The purpose of evil is to survive it and they determined (without ever knowing that they had made up their minds to do it) to survive floods, white people, tuberculosis, famine and ignorance. They knew anger well but not despair, and they didn’t stone sinners for the same reason they didn’t commit suicide – it was beneath them.
Read for a bunch of different reasons (including Black History Month and to fill in a year in my on-going Century of Books project), Sula was a great read once you got into it. It’s not the easiest book to read as it flips back and forth between an experimental style and a more straightforward narrative arc, but once I let go of any notions of expecting the traditional format, it became a really good read. It features two women, both very different from each other and the others in their small community. They meet when they are twelve, and from then on, they float in and out of each other’s lives as they get older and their lives change.
It’s a rather uncomfortable friendship with both friends choosing to be rather direct with each other (and crossing over into mean at times). The dichotomy between the two is around what the book revolves: Sula and Nel are frenemies for most of their years on earth, and it’s not a gentle read at times.
Having both grown up in a small community called The Bottom (although it’s up in the hills), their childhood overlaps and they are inseparable for their adolescent years. It’s not until both are young women that Sula leaves their home town and then disappears for years. Not until much later in their lives, does Sula return to her childhood home changed herself and bringing a tornado of memories and unpleasant truths with her to disrupt the Bottom’s own balanced little world.
It’s a good read with a lyrical tone to the writing – almost sultry and dream-like in places – and the structure of each paragraph reflects what’s happening in the characters (similar in some ways to Zora Neale Hurston and as things get complicated, the sentences become longer and longer and run on — similar to how dreams don’t really start or stop or have a logical arc to them. At first, I was wondering what was going on, but as with other experimental writing I’ve read, I found that the best approach was to just go with the flow and see where you end up. (It’s not even that experimental, really, when you compare this writing to others, but it’s not a straight-up A-Z narrative arc for sure.)

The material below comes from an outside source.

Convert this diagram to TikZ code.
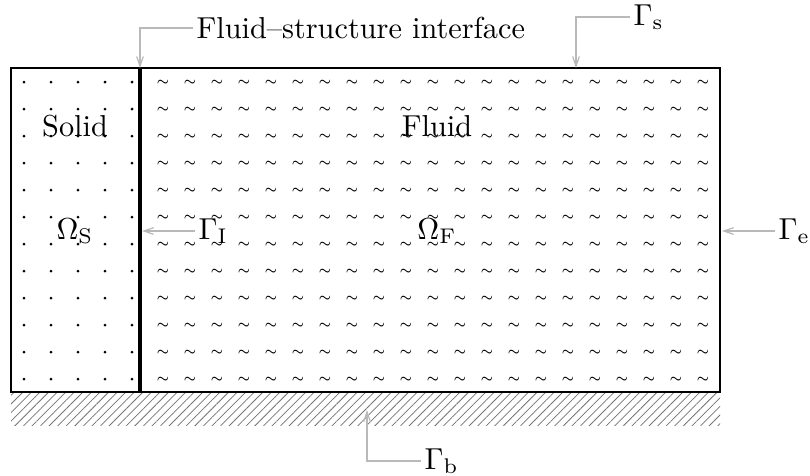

Morrison has written a lot of books, including The Bluest Eye (pre-blog) which I read years ago about a small girl who gets bullied by her school friends due to the color of her eyes. Similar to this read, it’s an uncomfortable and slightly edgy read but it’s really good all the same.
I recently read Morrison’s Beloved, and am looking forward to reading that whole trilogy. I’ve already ordered Jazz from the library. Squee.
Loved it. Highly recommend Morrison’s work.